The Bears also are looking for a general manager and have started the interview process. They spoke to Adofo-Mensah on Thursday.
This will be the first time since the Wilfs bought the Vikings in 2005 that they have conducted a GM search. Spielman was hired as vice president of player personnel in 2006 and promoted to general manager in 2012. Brad Childress, the first coach hired by the Wilfs in 2006, had control of the 53-man roster and was the de facto GM during his tenure.

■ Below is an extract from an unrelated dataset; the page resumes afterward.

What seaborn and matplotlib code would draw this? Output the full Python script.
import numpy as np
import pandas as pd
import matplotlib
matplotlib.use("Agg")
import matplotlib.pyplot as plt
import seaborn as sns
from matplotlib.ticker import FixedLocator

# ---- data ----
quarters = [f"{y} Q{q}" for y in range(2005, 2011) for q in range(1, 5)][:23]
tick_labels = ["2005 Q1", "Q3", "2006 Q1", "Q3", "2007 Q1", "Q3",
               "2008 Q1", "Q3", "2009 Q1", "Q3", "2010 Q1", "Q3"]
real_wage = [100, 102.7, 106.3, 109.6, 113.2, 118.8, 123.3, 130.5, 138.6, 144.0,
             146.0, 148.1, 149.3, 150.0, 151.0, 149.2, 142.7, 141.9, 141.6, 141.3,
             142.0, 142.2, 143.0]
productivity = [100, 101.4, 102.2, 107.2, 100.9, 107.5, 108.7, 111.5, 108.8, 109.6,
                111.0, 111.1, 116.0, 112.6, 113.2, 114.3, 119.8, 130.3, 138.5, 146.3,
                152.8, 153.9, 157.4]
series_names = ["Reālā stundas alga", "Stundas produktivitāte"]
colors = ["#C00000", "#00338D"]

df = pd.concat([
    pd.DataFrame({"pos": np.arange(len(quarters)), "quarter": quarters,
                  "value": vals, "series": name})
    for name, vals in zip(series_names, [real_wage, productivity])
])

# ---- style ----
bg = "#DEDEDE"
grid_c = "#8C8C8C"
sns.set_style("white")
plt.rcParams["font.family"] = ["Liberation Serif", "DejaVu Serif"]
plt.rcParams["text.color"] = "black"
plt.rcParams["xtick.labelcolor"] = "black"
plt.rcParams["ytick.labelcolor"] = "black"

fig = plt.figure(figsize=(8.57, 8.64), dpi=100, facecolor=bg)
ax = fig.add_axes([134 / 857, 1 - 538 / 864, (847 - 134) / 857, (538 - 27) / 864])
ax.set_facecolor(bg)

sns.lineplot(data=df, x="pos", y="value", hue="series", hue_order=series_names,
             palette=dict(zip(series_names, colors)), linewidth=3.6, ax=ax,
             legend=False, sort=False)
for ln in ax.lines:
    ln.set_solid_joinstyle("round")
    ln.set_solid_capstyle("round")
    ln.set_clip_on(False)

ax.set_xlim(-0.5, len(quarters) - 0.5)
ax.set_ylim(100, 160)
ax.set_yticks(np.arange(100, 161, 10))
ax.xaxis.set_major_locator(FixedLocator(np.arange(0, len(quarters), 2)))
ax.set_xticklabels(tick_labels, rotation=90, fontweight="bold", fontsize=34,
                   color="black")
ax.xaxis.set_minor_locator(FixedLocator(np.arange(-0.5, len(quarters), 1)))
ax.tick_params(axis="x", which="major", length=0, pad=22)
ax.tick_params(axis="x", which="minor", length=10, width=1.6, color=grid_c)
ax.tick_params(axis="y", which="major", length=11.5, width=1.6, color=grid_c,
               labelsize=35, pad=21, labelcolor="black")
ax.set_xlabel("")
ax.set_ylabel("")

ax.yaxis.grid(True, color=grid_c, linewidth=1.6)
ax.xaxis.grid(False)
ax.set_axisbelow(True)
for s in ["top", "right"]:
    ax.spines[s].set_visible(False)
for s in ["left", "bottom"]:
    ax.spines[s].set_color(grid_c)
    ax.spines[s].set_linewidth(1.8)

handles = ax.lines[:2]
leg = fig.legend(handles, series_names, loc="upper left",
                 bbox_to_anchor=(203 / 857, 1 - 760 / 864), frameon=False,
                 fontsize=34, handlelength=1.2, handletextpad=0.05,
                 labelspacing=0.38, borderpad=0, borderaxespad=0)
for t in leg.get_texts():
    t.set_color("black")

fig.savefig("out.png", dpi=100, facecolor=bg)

- Veteran cornerback Patrick Peterson completed his first season with the Vikings after signing a one-year, $8 million free agent contract in March. Peterson, who spent the first 10 years of his career with Arizona, managed to keep his streak of having at least one interception in each season alive when he picked off Bears quarterback Andy Dalton and returned it 66 yards for a touchdown in the Vikings’ regular-season finale. Peterson, 31, said he’s open to returning, although it’s unclear if the new GM or coach Mike Zimmer’s replacement will be open to that. “I wouldn’t mind,” coming back, Peterson said on his “All Things Covered” podcast. “Ultimately it’s going to come down to getting a new head coach. For the most part, a new head coach comes in and kind of tears up the whole thing. But my thing is why would you want to tear up this team? It’s probably the most talented team that has a coaching vacancy.”
- Peterson said he would like to play four to five more seasons but this much is certain: If he wants to go into broadcasting after his playing career, he will end up working as an analyst for one of the networks.

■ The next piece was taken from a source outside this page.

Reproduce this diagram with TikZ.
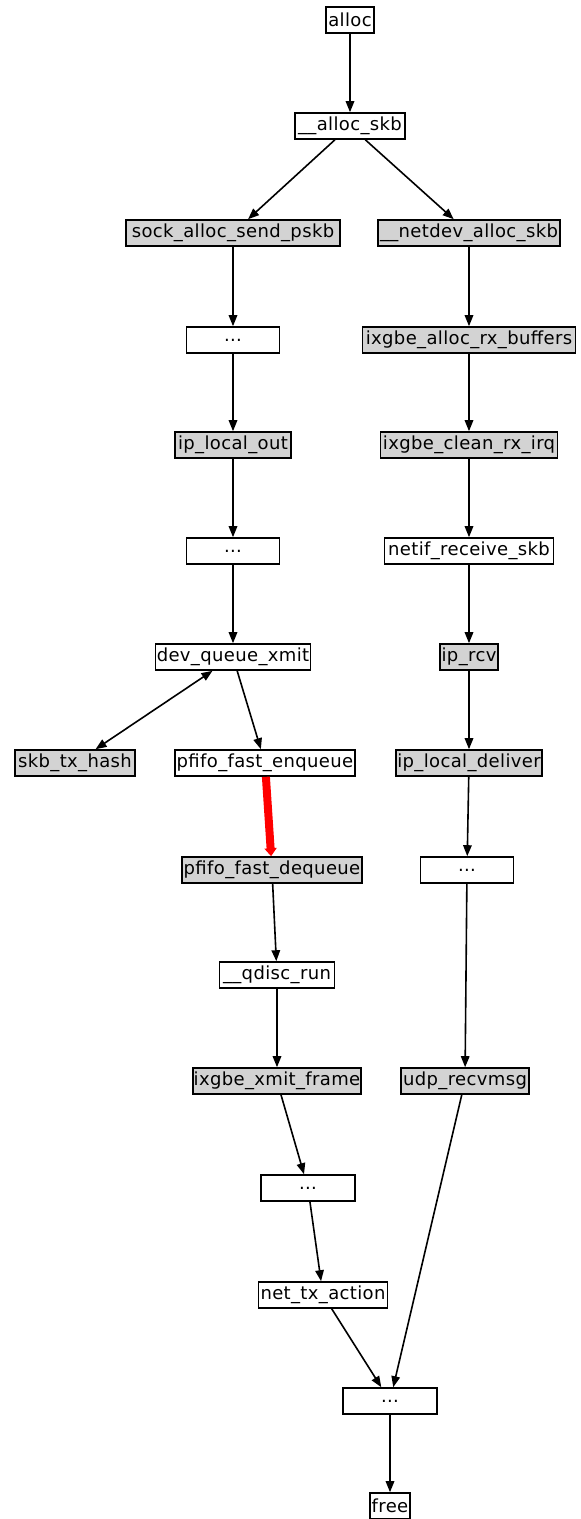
\documentclass[tikz,border=0pt]{standalone}
\usepackage{fontspec}
\setmainfont{DejaVu Sans}
\newfontfamily\gvfont[LetterSpace=2]{DejaVu Sans}
\usetikzlibrary{arrows.meta}
\definecolor{graybox}{RGB}{211,211,211}
\tikzset{
  fn/.style={draw=black, line width=1.6pt, inner sep=0pt, minimum height=26pt, font=\gvfont\fontsize{18}{18}\selectfont, anchor=center, text=black},
  hot/.style={fn, fill=graybox},
  edge/.style={draw=black, line width=1.6pt, -{Triangle[length=11pt,width=8.5pt]}},
  bothedge/.style={draw=black, line width=1.6pt, {Triangle[length=11pt,width=8.5pt]}-{Triangle[length=11pt,width=8.5pt]}},
  rededge/.style={draw=red, line width=8pt, -{Triangle[length=8pt,width=12pt]}}
}
\begin{document}
\begin{tikzpicture}[x=1pt,y=-1pt]
\useasboundingbox (0,0) rectangle (581,1519);
\node[fn, minimum width=48pt] (alloc) at (350,20) {alloc};
\node[fn, minimum width=110pt] (askb) at (350,126) {\_\_alloc\_skb};
\node[hot, minimum width=214pt] (sasp) at (233,233) {sock\_alloc\_send\_pskb};
\node[hot, minimum width=182pt] (ndas) at (469,233) {\_\_netdev\_alloc\_skb};
\node[fn, minimum width=93pt] (dotsA) at (233,340) {...};
\node[hot, minimum width=213pt] (iarb) at (469,340) {ixgbe\_alloc\_rx\_buffers};
\node[hot, minimum width=116pt] (ilo) at (233,445) {ip\_local\_out};
\node[hot, minimum width=177pt] (icri) at (469,445) {ixgbe\_clean\_rx\_irq};
\node[fn, minimum width=93pt] (dotsB) at (233,551) {...};
\node[fn, minimum width=169pt] (nrs) at (469,551) {netif\_receive\_skb};
\node[fn, minimum width=155pt] (dqx) at (233,657) {dev\_queue\_xmit};
\node[hot, minimum width=58pt] (iprcv) at (469,657) {ip\_rcv};
\node[hot, minimum width=120pt] (sth) at (75,763) {skb\_tx\_hash};
\node[fn, minimum width=180pt] (pfe) at (265,763) {pfifo\_fast\_enqueue};
\node[hot, minimum width=146pt] (ild) at (469,763) {ip\_local\_deliver};
\node[hot, minimum width=180pt] (pfd) at (272,870) {pfifo\_fast\_dequeue};
\node[fn, minimum width=93pt] (dotsC) at (467,870) {...};
\node[fn, minimum width=115pt] (qr) at (277,975) {\_\_qdisc\_run};
\node[hot, minimum width=168pt] (ixf) at (277,1081) {ixgbe\_xmit\_frame};
\node[hot, minimum width=128pt] (udp) at (465,1081) {udp\_recvmsg};
\node[fn, minimum width=94pt] (dotsD) at (308,1188) {...};
\node[fn, minimum width=129pt] (nta) at (323,1295) {net\_tx\_action};
\node[fn, minimum width=94pt] (dotsE) at (390,1401) {...};
\node[fn, minimum width=40pt] (free) at (390,1506) {free};
\draw[edge] (alloc) -- (askb);
\draw[edge] (askb) -- (sasp);
\draw[edge] (askb) -- (ndas);
\draw[edge] (sasp) -- (dotsA);
\draw[edge] (dotsA) -- (ilo);
\draw[edge] (ilo) -- (dotsB);
\draw[edge] (dotsB) -- (dqx);
\draw[bothedge] (dqx) -- (sth);
\draw[edge] (dqx) -- (pfe);
\draw[rededge] (pfe) -- (pfd);
\draw[edge] (pfd) -- (qr);
\draw[edge] (qr) -- (ixf);
\draw[edge] (ixf) -- (dotsD);
\draw[edge] (dotsD) -- (nta);
\draw[edge] (nta) -- (dotsE);
\draw[edge] (ndas) -- (iarb);
\draw[edge] (iarb) -- (icri);
\draw[edge] (icri) -- (nrs);
\draw[edge] (nrs) -- (iprcv);
\draw[edge] (iprcv) -- (ild);
\draw[edge] (ild) -- (dotsC);
\draw[edge] (dotsC) -- (udp);
\draw[edge] (udp) -- (dotsE);
\draw[edge] (dotsE) -- (free);
\end{tikzpicture}
\end{document}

- The Vikings are trying to keep their search process under wraps, but it’s interesting that possible head coaching candidates continue to emerge. Mark Wilf said at his press conference last Monday that the new GM would play a role in the hiring of the coach but never said that person will have full authority. So will the Wilf’s provide a list of coaching candidates that they like and is that list close to complete? Two names that have come up are Lane Kiffin of Ole Miss and Matt Campbell of Iowa State. These names could be floating around as nothing more than #recklessspeculation, but it’s interesting both are young coaches with backgrounds in the offensive side of the game.
- Jack LaFontaine, who was signed away from the Gophers by the goalie-desperate Carolina Hurricanes on Sunday, made his NHL debut Thursday night. He stopped one of three shots after replacing veteran starter Frederik Andersen in the third period of a 6-0 loss to the Columbus Blue Jackets. LaFontaine’s departure in the middle of the season is unusual in college hockey but the Hurricanes were down to only two healthy goalies throughout their entire organization. LaFontaine will make $750,000 at the NHL level on his one-year, entry level contract and he also received a signing bonus of $88,500. His salary will drop to $70,000 at the AHL level.

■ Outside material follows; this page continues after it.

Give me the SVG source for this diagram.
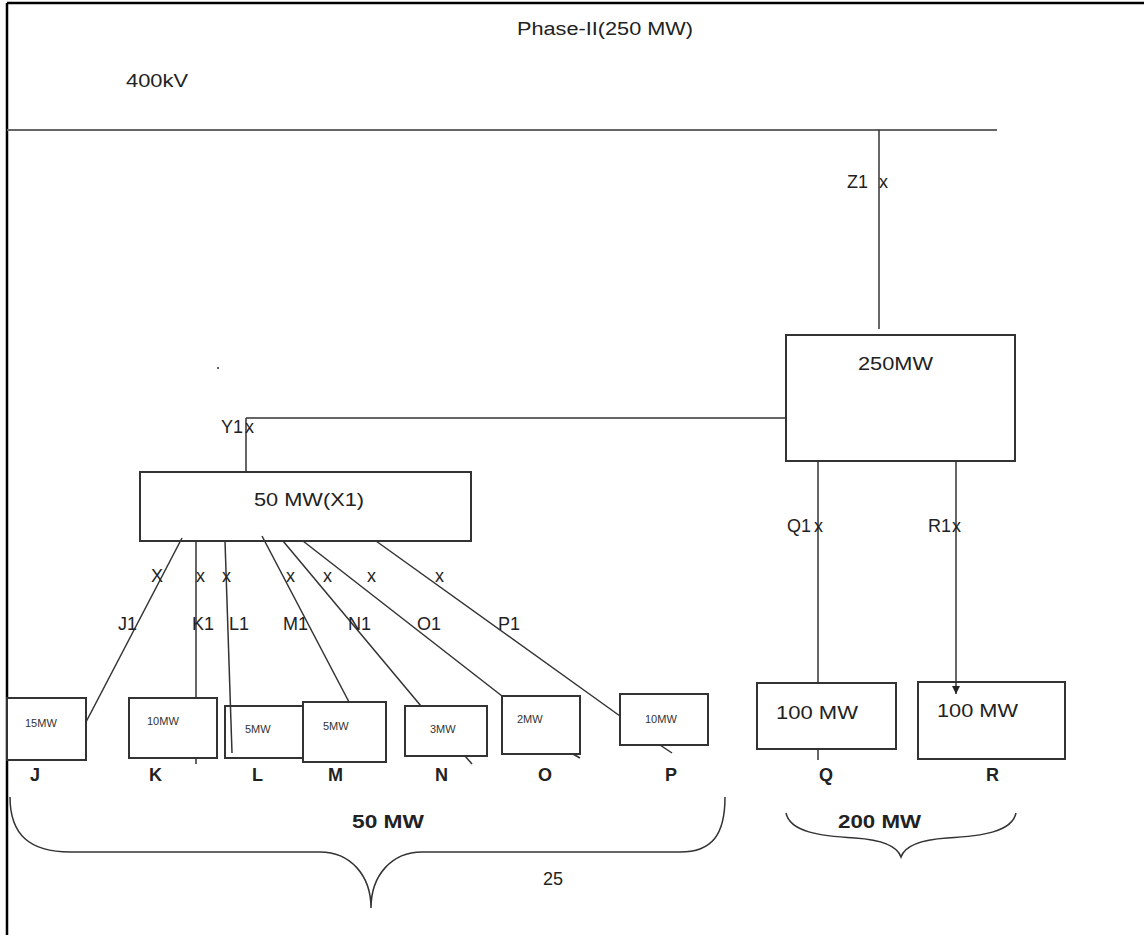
<svg xmlns="http://www.w3.org/2000/svg" width="1144" height="935" viewBox="0 0 1144 935">
<style>
text{font-family:"Liberation Sans",Arial,sans-serif;fill:#222}
.t{font-size:18px}
.s{font-size:11px;fill:#333}
.b{font-size:18px;font-weight:bold}
.box{fill:#fff;stroke:#333;stroke-width:2}
.ln{stroke:#333;stroke-width:1.5;fill:none}
.br{stroke:#333;stroke-width:1.5;fill:none}
</style>
<defs>
<marker id="arr" viewBox="0 0 10 10" refX="10" refY="5" markerWidth="8" markerHeight="8" markerUnits="userSpaceOnUse" orient="auto"><path d="M0,0 L10,5 L0,10 z" fill="#222"/></marker>
</defs>
<rect width="1144" height="935" fill="#fff"/>
<g id="frame">
<line x1="7" y1="3" x2="1144" y2="3" stroke="#000" stroke-width="2.5"/>
<line x1="7" y1="3" x2="7" y2="935" stroke="#000" stroke-width="2.5"/>
</g>
<g id="titles">
<text class="t" x="517" y="35" textLength="176" lengthAdjust="spacingAndGlyphs">Phase-II(250 MW)</text>
<text class="t" x="126" y="87" textLength="62" lengthAdjust="spacingAndGlyphs">400kV</text>
<circle cx="218" cy="368" r="1" fill="#333"/>
</g>
<g id="bus">
<line x1="7" y1="130" x2="997" y2="130" stroke="#666" stroke-width="2"/>
</g>
<g id="node-250">
<rect class="box" x="786" y="335" width="229" height="126"/>
<text class="t" x="858" y="370" textLength="75" lengthAdjust="spacingAndGlyphs">250MW</text>
</g>
<g id="node-x1">
<rect class="box" x="140" y="472" width="331" height="69"/>
<text class="t" x="254" y="506" textLength="110" lengthAdjust="spacingAndGlyphs">50 MW(X1)</text>
</g>
<g id="node-j">
<rect class="box" x="7" y="698" width="79" height="62"/>
<text class="s" x="25" y="727">15MW</text>
</g>
<g id="node-k">
<rect class="box" x="129" y="698" width="88" height="60"/>
<text class="s" x="147" y="725">10MW</text>
</g>
<g id="node-l">
<rect class="box" x="225" y="706" width="90" height="52"/>
<text class="s" x="245" y="733">5MW</text>
<line class="ln" x1="225" y1="541" x2="232" y2="753"/>
</g>
<g id="node-m">
<rect class="box" x="303" y="702" width="83" height="60"/>
<text class="s" x="323" y="730">5MW</text>
</g>
<g id="node-n">
<rect class="box" x="405" y="706" width="82" height="50"/>
<text class="s" x="430" y="733">3MW</text>
</g>
<g id="node-o">
<rect class="box" x="502" y="696" width="78" height="58"/>
<text class="s" x="517" y="723">2MW</text>
</g>
<g id="node-p">
<rect class="box" x="620" y="694" width="88" height="51"/>
<text class="s" x="645" y="723">10MW</text>
</g>
<g id="node-q">
<rect class="box" x="757" y="683" width="139" height="66"/>
<text class="t" x="776" y="719" textLength="82" lengthAdjust="spacingAndGlyphs">100 MW</text>
</g>
<g id="node-r">
<rect class="box" x="918" y="682" width="147" height="77"/>
<text class="t" x="937" y="717" textLength="81" lengthAdjust="spacingAndGlyphs">100 MW</text>
</g>
<g id="connectors">
<line class="ln" x1="879" y1="130" x2="879" y2="329"/>
<line class="ln" x1="786" y1="418" x2="246" y2="418"/>
<line class="ln" x1="246" y1="418" x2="246" y2="472"/>
<line class="ln" x1="818" y1="461" x2="818" y2="683"/>
<line class="ln" x1="818" y1="749" x2="818" y2="760"/>
<line class="ln" x1="956" y1="461" x2="956" y2="694" marker-end="url(#arr)"/>
<line class="ln" x1="182" y1="538" x2="86" y2="722"/>
<line class="ln" x1="196" y1="541" x2="196" y2="698"/>
<line class="ln" x1="196" y1="758" x2="196" y2="764"/>
<line class="ln" x1="262" y1="536" x2="349" y2="702"/>
<line class="ln" x1="283" y1="541" x2="421" y2="706"/>
<line class="ln" x1="303" y1="541" x2="502" y2="696"/>
<line class="ln" x1="376" y1="541" x2="620" y2="716"/>
<line class="ln" x1="465" y1="756" x2="472" y2="764"/>
<line class="ln" x1="573" y1="754" x2="580" y2="758"/>
<line class="ln" x1="660" y1="745" x2="672" y2="753"/>
</g>
<g id="labels">
<text class="t" x="847" y="188">Z1</text><text class="t" x="879" y="188">x</text>
<text class="t" x="221" y="433">Y1</text><text class="t" x="245" y="433">x</text>
<text class="t" x="787" y="532">Q1</text><text class="t" x="814" y="532">x</text>
<text class="t" x="928" y="532">R1</text><text class="t" x="952" y="532">x</text>
<text class="t" x="151" y="582">X</text>
<text class="t" x="196" y="582">x</text>
<text class="t" x="222" y="582">x</text>
<text class="t" x="286" y="582">x</text>
<text class="t" x="323" y="582">x</text>
<text class="t" x="367" y="582">x</text>
<text class="t" x="435" y="582">x</text>
<text class="t" x="118" y="630">J1</text>
<text class="t" x="192" y="630">K1</text>
<text class="t" x="229" y="630">L1</text>
<text class="t" x="283" y="630">M1</text>
<text class="t" x="348" y="630">N1</text>
<text class="t" x="417" y="630">O1</text>
<text class="t" x="498" y="630">P1</text>
<text class="b" x="30" y="781">J</text>
<text class="b" x="149" y="781">K</text>
<text class="b" x="252" y="781">L</text>
<text class="b" x="328" y="781">M</text>
<text class="b" x="435" y="781">N</text>
<text class="b" x="538" y="781">O</text>
<text class="b" x="665" y="781">P</text>
<text class="b" x="819" y="781">Q</text>
<text class="b" x="986" y="781">R</text>
</g>
<g id="braces">
<path class="br" d="M10,797 C10,835 30,852 70,852 L320,852 C350,852 371,875 371,908 C371,875 392,852 422,852 L680,852 C712,852 725,835 725,797"/>
<text class="b" x="352" y="828" textLength="72" lengthAdjust="spacingAndGlyphs">50 MW</text>
<text class="t" x="543" y="885">25</text>
<path class="br" d="M786,813 C790,832 820,836 855,838 C885,840 898,848 901,857 C904,848 917,840 947,838 C982,836 1012,832 1016,813"/>
<text class="b" x="838" y="828" textLength="83" lengthAdjust="spacingAndGlyphs">200 MW</text>
</g>
</svg>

- The issue for the Gophers is that LaFontaine was their goalie. There was no rotation. Junior Justen Close, who had yet to start a regular-season game, figures to be backed up by freshman Brennan Boynton. Close had played in the Gophers’ recent exhibition games against St. Thomas and the United States National Development Under-18 team. The Gophers also will lose three top players, forwards Matthew Knies and Ben Meyers and defenseman Brock Faber, to the United States Olympic team that will play in February in Beijing, China. The trio is expected to miss six games while at the Olympics. Also picked by U.S. coach David Quinn and his staff was former Gophers defenseman Aaron Ness. This was made necessary after the NHL decided not to have its players participate in the Olympics.
- Vikings wide receiver Justin Jefferson had an outstanding second season in the NFL, but he fell 17 yards short of breaking Randy Moss’ single-season team record of 1,632 yards (2003) and on Friday fell one vote short of being a first-team All-Pro selection. Green Bay’s Davante Adams and the Rams’ Cooper Kupp were listed on all 50 ballots from the panel assembled by the Associated Press and San Francisco’s Deebo Samuel got 21 votes. Jefferson had 20. Jefferson’s 1,616 yards were second in the NFL and his 108 catches were fourth. Of course, Jefferson and all other players had an extra game in which to increase their statistics this season.
- Former Vikings coach Leslie Frazier, the assistant head coach and defensive coordinator for the Buffalo Bills since 2017, is reportedly on the Miami Dolphins’ list of candidates to interview for their head coaching job. Frazier also was reportedly on the Bears’ list of coaching candidates. Frazier had a team-leading six interceptions for the 1985 Super Bowl champion Bears.
- Jim Kaat broke into the big leagues with the Washington Senators in 1959, made the move with the franchise to Minnesota in 1961 and last pitched for the Twins in 1973. After the 25-year major league pitcher recently was elected to the Hall of Fame, the Twins announced Kaat’s No. 36 will be retired in a pregame ceremony on July 16 at Target Field. The 83-year-old also was an outstanding television analyst on Twins games in the late 1980s and early ’90s. He has worked a small package of Twins’ TV games in recent years. The Twins also retired Bert Blyleven’s No. 28 after the standout pitcher and longtime TV analyst was elected to the Hall of Fame in 2011. Kaat also is deserving of the Ford C. Frick Award that is presented annually to a broadcaster by the Hall of Fame.